Personne n’affublait les participants de ces jacqueries de « nuisibles ». Personne n’excommuniait de la République, de "l’arc républicain", qui n’appelait pas au calme.

Oui Françoise, je suis de ceux qui pensaient qu’il fallait appeler au calme et à la justice. Un en même temps qui faisait sens. Je suis de ceux qui pensent qu’il ne fallait surtout pas tomber dans le piège tendu par le pouvoir pour diviser la gauche. De ceux qui pensent que quand on accuse une partie de son camp d’« être sorti de l’arc républicain », en singeant le pouvoir, on s’affaiblit soi-même et on absout du même coup ceux qui tireront de cette affaire les marrons du feux, réintégrés pour leur plus grande jouissance dans le giron de la République. Oubliée la xénophobie, oublié le racisme, oublié le cordon sanitaire. Les macronistes font office de tenancier, ils rincent jusqu’à plus soif les Ciotti, Retailleau, Marleix et compagnie. Ces premiers de cordée passent les plats et à la table de la République en marche version Renaissance le Rassemblement National y gagne son rond de serviettes.

Les maladresses d’expression d’un tribun ne justifient pas le faux procès qu’on lui fait. Personne n’a appelé à détruire, bruler, attaquer le domicile d’un élu ou des biens publics ou privés. Personne.

Et quand bien même ce ne serait pas que des maladresses, quelle ineptie de croire, quel cynisme de faire croire – alors que l’âge des « émeutiers » est sans cesse souligné – qu’un appel au calme du tribun aurait eu quelque effet que ce soit. C’est à ne rien comprendre à ce qui s’est passé, aux acteurs de ces événements, à ce qu’ils sont, à ce qui les motive. A ce qui les détruit. A ce qu’ils détruisent.

Que dire d’une gauche qui s’est éloignée au fil des décennies de ceux qu’un président désigna comme « les sans-dents », d’une gauche qui n’a vu venir ni bonnets rouges ni gilets jaunes et qui dit si peu dans ces moments là de la relégation des jeunes à capuche.

Que dire d’une gauche qui, à l’exception de quelque uns, a voté la loi de 2017 assouplissant les conditions pour faire feu de la part de la police. Que dire d’une majorité de gauche quand on sait que c’est dans un hémicycle réunissant en tout et pour tout 40 députés sur 577 que la loi fut adoptée. Que dire de ceux qui s’intitulant frondeurs ne prirent pas la peine de se déplacer pour rejeter ce texte ? L’alerte avait pourtant été donnée.
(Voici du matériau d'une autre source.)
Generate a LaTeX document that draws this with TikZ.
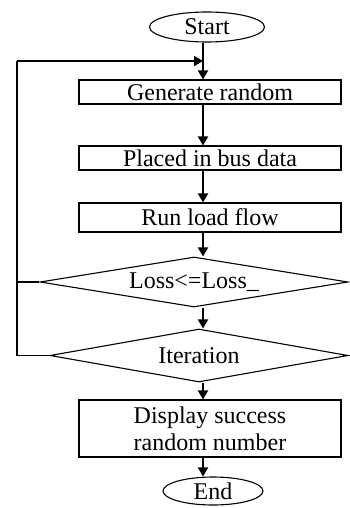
\documentclass[tikz,border=0pt]{standalone}
\usepackage{fontspec}
\setmainfont{Liberation Serif}
\usetikzlibrary{shapes.geometric,arrows.meta}
\begin{document}
\begin{tikzpicture}[x=1pt,y=-1pt,
  every node/.style={font=\fontsize{24}{27}\selectfont, inner sep=0pt},
  procbox/.style={draw, line width=1.1pt, minimum width=262pt},
  term/.style={draw, ellipse, line width=1.1pt},
  decide/.style={draw, diamond, shape aspect=8, line width=1.1pt},
  arr/.style={line width=1.8pt, -{Triangle[length=9pt,width=10pt]}},
  link/.style={line width=1.8pt}]
\useasboundingbox (0,0) rectangle (349,508);
\node[term, minimum width=115pt, minimum height=30pt] (start) at (207,27) {Start};
\node[procbox, minimum height=24pt] (gen) at (210,92) {Generate random};
\node[procbox, minimum height=24pt] (placed) at (210,158) {Placed in bus data};
\node[procbox, minimum height=29pt] (run) at (210,217.5) {Run load flow};
\node[decide, minimum width=308pt, minimum height=50pt] (loss) at (194,282) {Loss<=Loss\_};
\node[decide, minimum width=298pt, minimum height=53pt] (iter) at (199,355.5) {Iteration};
\node[procbox, minimum height=57pt, align=center] (disp) at (210,428.5) {Display success\\random number};
\node[term, minimum width=100pt, minimum height=28pt] (end) at (213,491) {End};
\coordinate (ax) at (203,0);
\coordinate (ltop) at (17,61);
\coordinate (lend) at (203,61);
\draw[arr] (start.south -| ax) -- (gen.north -| ax);
\draw[arr] (gen.south -| ax) -- (placed.north -| ax);
\draw[arr] (placed.south -| ax) -- (run.north -| ax);
\draw[arr] (run.south -| ax) -- (loss.north -| ax);
\draw[arr] (loss.south -| ax) -- (iter.north -| ax);
\draw[arr] (iter.south -| ax) -- (disp.north -| ax);
\draw[arr] (disp.south -| ax) -- (end.north -| ax);
\draw[link] (iter.west) -| (ltop);
\draw[arr] (ltop) -- (lend);
\draw[link] (loss.west) -- (loss.west -| ltop);
\end{tikzpicture}
\end{document}
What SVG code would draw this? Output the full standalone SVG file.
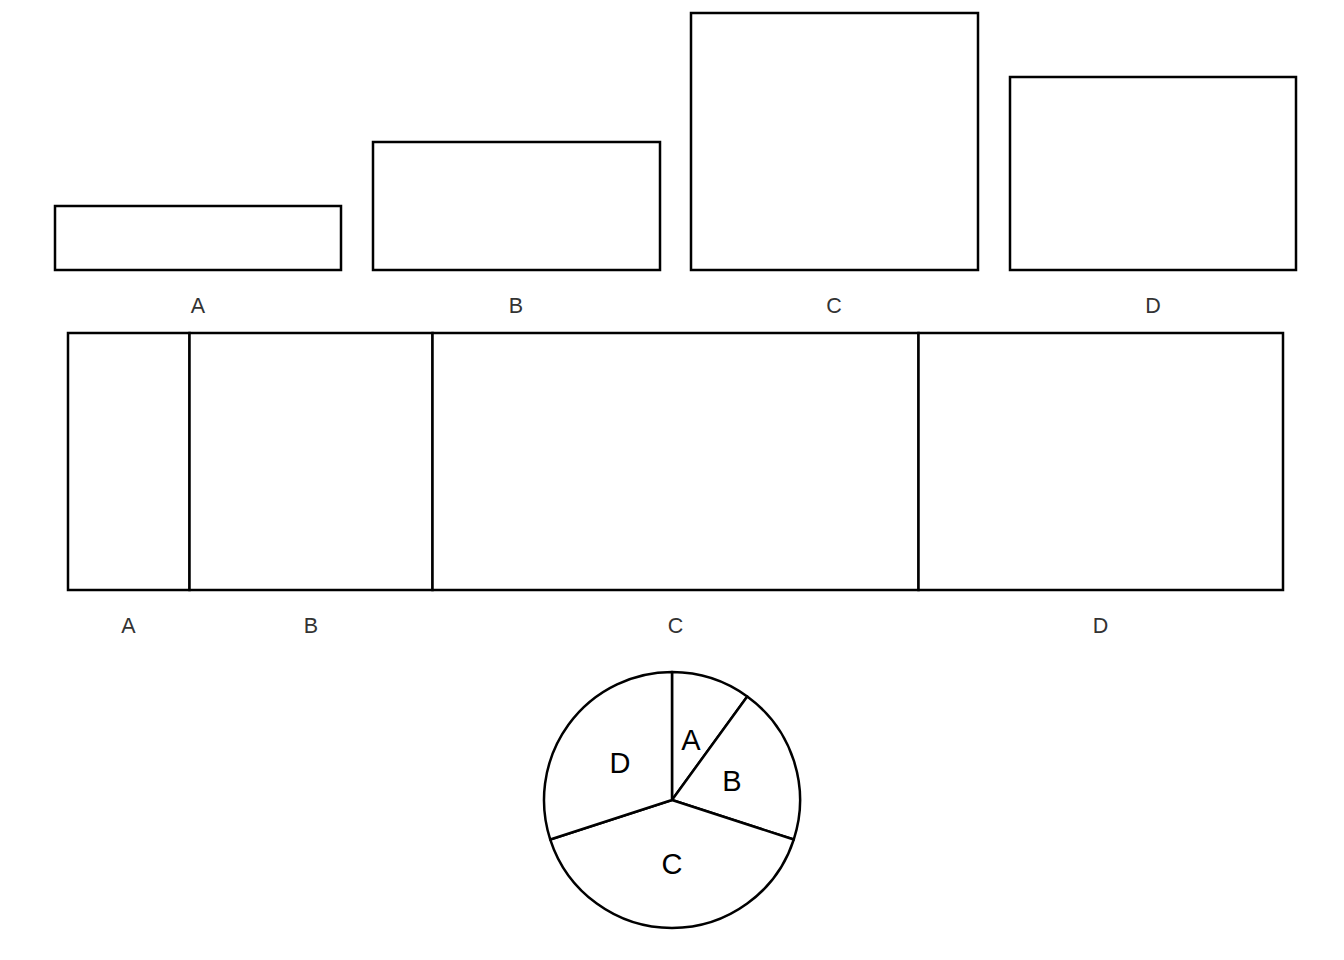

Il suffit de se reporter aux débats menés.

Que dire d’une gauche, « leader écologiste » compris, qui croyant faire acte de solidarité au regard de la réalité difficile que vivent les policiers nationaux a cru bon d’être présente aux côtés du syndicat Alliance en mai 2021, pour ne pas se couper de la police, pour ne pas se couper du sentiment général d’inquiétude ou de demande de sécurité, pour ne pas laisser le terrain à l’extrême droite… pour ne récolter comme fruit, en 2023, que le dernier communiqué d’Alliance et Unsa réunis appelant à la sédition. Et cela sans un seul mot de réprobation du pouvoir.

Nous sommes tous un peu responsables, d’autres plus que certains, certains bien plus que d’autres, mais n’est-ce pas le bilan d’une ou de deux générations, la nôtre bien sûr, qui à gauche n’a pas su, pu ou voulu s’attaquer aux maux qui rongent le corps social. On en connait les pathologies : inégalités exponentielles, chômage, précarité, insécurité sociale, discriminations, racisme, violences policières impunies.

Hier le sabre et le goupillon célébraient leur alliance, aujourd’hui c’est le LBD et Bolloré.

Reste à trouver le remède. Les remèdes. Le traitement d’attaque et l’homéopathie au long cours.

Vite, car le temps presse. La gauche patine, s’égare. Les gauches s’insultent. Zemmour exulte. Après les bâtiments, les voitures, c’est la planète, la vie même, qui brûlent et la République décerne la Légion d’honneur à Total. Marine couve les braises et attend son tour.

Notre génération, Françoise, devra-t-elle boire sa défaite jusqu’à la lie ? Sommes-nous vraiment condamnés à connaitre en Europe le sort de l’Italie, de la Hongrie ?

J’oubliais, Saint-Denis, me demandais-tu. Là aussi, tout reste aussi à (re)construire à gauche.

Une boussole ? Se préoccuper de ce qui façonne nos vies en récusant ce que le pouvoir en place nous assène avec brutalité : tout cela ne vous regarde pas.